Le slogan « moukhabarat abla »[1] versus « moukhabarat irhabia »[2] et « zouaves » versus « badissi novembari » ont a laissé peu à peu, avec l’arrêt des manifestations du Hirak, place à des lives, diffusés depuis l’étranger, qui exposent la vie privée et professionnelle des cadres des services.

Chaque nouvelle nomination est précédée d’une campagne de dénigrement et suivie d’une purge et/ou une vague d’emprisonnements dans les rangs du service concerné. Et les derniers changements n’ont pas échappé à cela. Des dizaines d’officiers ont été entendus par la justice militaire au sujet d’interférences dans le champ politique. Beaucoup d’entre eux ont fait l’objet d’un lynchage en bonne et due forme à travers les chaînes Youtube des bloggeurs attitrés des clans rivaux.

Si la réhabilitation de Toufik, Hassen, M’henna et Djamel entendait apaiser les tensions nées de leur emprisonnement, la nomination de ces deux derniers à la tête de deux directions importantes espère aussi apporter de la discipline dans leurs rangs. La sérénité si nécessaire à la consolidation du pouvoir du président Tebboune en vue d’un second mandat.

En un mot, la création d’une superstructure qui constituerait un troisième pôle du pouvoir comme cela avait fonctionné sous Bouteflika ne fait pas consensus. Le régime avait troqué ce « trépied » contre deux béquilles à partir du quatrième mandat de Bouteflika. Et les lignes n’ont pas bougé. Ni Tebboune ni le chef d’état-major de l’armée, le général d’armée Said Chanegriha ne semblent prêts à partager leur pouvoir.   

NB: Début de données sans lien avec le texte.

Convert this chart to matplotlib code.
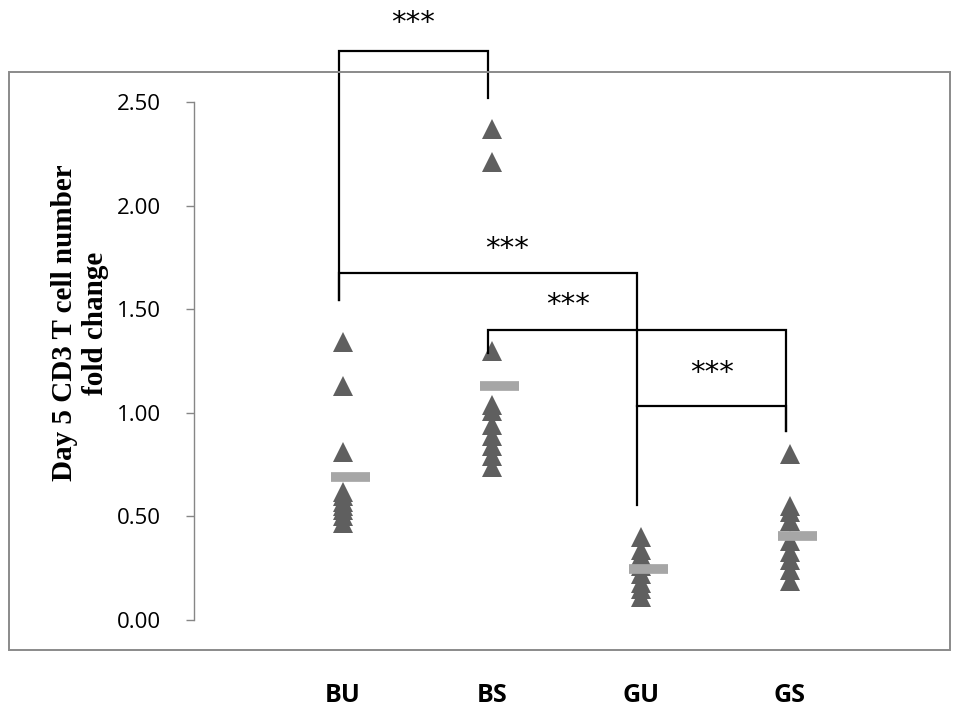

[1] « moukhabarat abla yahagrou zaoueli » : Allusion faite au Centre principal des opérations (CPO) de la Sécurité intérieure (DGSI) connu communément par la caserne Antar. Le slogan l’accuse en somme de ne surveiller que les petites gens en les soumettant aux injustices.

[2] « moukhabarat irhabia taskot el maffia el askaria » : Allusion faite au Centre principal militaire des investigations (CPMI) qui était en première ligne de la lutte antiterroriste avant la création du Scorat. En somme, le slogan l’accuse de terrorisme et accuse ses éléments de jouer aux mafiosos.